He turned away from them, replaying her name in his mind. Adala. He felt like he knew her name would be Adala. Not Madde. Yes, Adala. Pretty name. Pretty woman—er, Valkyrie. Shit, this was so fucked up. “I’m just trying to wrap my head around all of this.”
“Sure. Sure,” one of the teenagers said.
He turned around in time to see blue girl hold her hand out, looking like she wanted to touch him, comfort him, but she placed her hand timidly back on her lap. “Aaron, we have to ask that you keep all of this secret. I mean, you can talk about this with Luke, since he’s affected by this too, but we’d like you to keep us a secret.” She looked down at her ripped-up jeans. “We used to be a strong people, hundreds of us. But we’re down to our last seventy now. And humans being humans are curious and have hurt us in the past...Adala—”
“Someone hurt Adala?” Her name on his tongue was warm and right. And if someone had hurt the woman from his dreams, he’d tear them apart with his bare hands.
The blue-haired girl stood from the ottoman, taking a step closer. “It’s not our story to tell, but your kind has hurt mine. Killed us. So we’re asking you to please keep us a secret. Do you think you can do that?”
The three teenagers stood in a triangle with blue girl at the front, and something about the way they were looking at him made him stop in his pacing tracks. They were deadly serious. He had a feeling that if he had jokingly asked if they’d kill him if he woul
dn’t agree, they couldn’t have joked back. In that moment, he saw something old in their eyes. Older than old. Beyond the primitive need to defend their own kind was something primordial that sucked away all the air in his lungs.
He nodded. “I keep a lot of secrets.”
“We know you do.” Pink girl nodded too.
He softly snorted. “You know about the secrets I keep for my government?” He’d been a Green Beret. He knew how to keep secrets, even if they were killing him.
Blue girl shook her head. “No, not really.”
He narrowed his eyes, wondering if she was meaning to be vague or was trying not to lie to him.
“I’ll keep the dísir a secret if you tell me something.”
“What’s that, human?” Purple girl pursed her lips.
“How does Adala know me?
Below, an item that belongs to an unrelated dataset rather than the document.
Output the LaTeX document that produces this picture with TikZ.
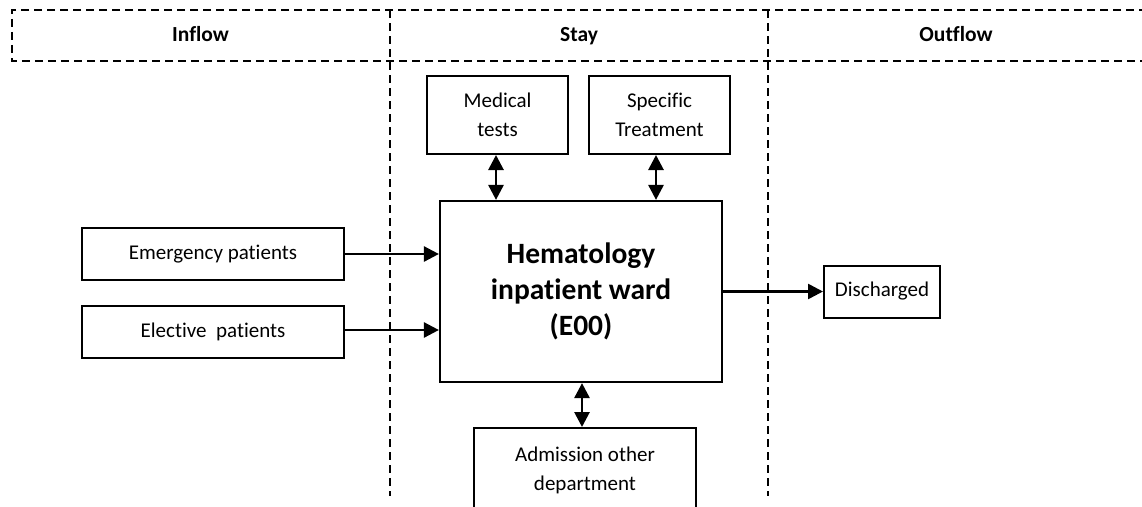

Can I talk to her?” He wasn’t sure if he wanted to talk to the woman of his dreams, who had stunned him into a stupor at the sight of her. She had been dressed in a bronze breastplate, looking like she was ready to fight with Vikings, but that’s not why he couldn’t keep his eyes off her, that’s not why he kept remembering the way she looked.
It probably sounded crazy, and it was. But he knew her. Yeah. All right. He only knew her from his dreams. But that had to mean something. Or was he grasping at straws, hoping to find gold when there was none to be found?
Hell, he had to talk to her. If anything, just to be closer to the calm she provided.
Blue girl glanced over her shoulder at her sisters, some kind of silent communication between them.
“Let us talk to Adala,” pink girl said. “See if she is willing to talk to you.”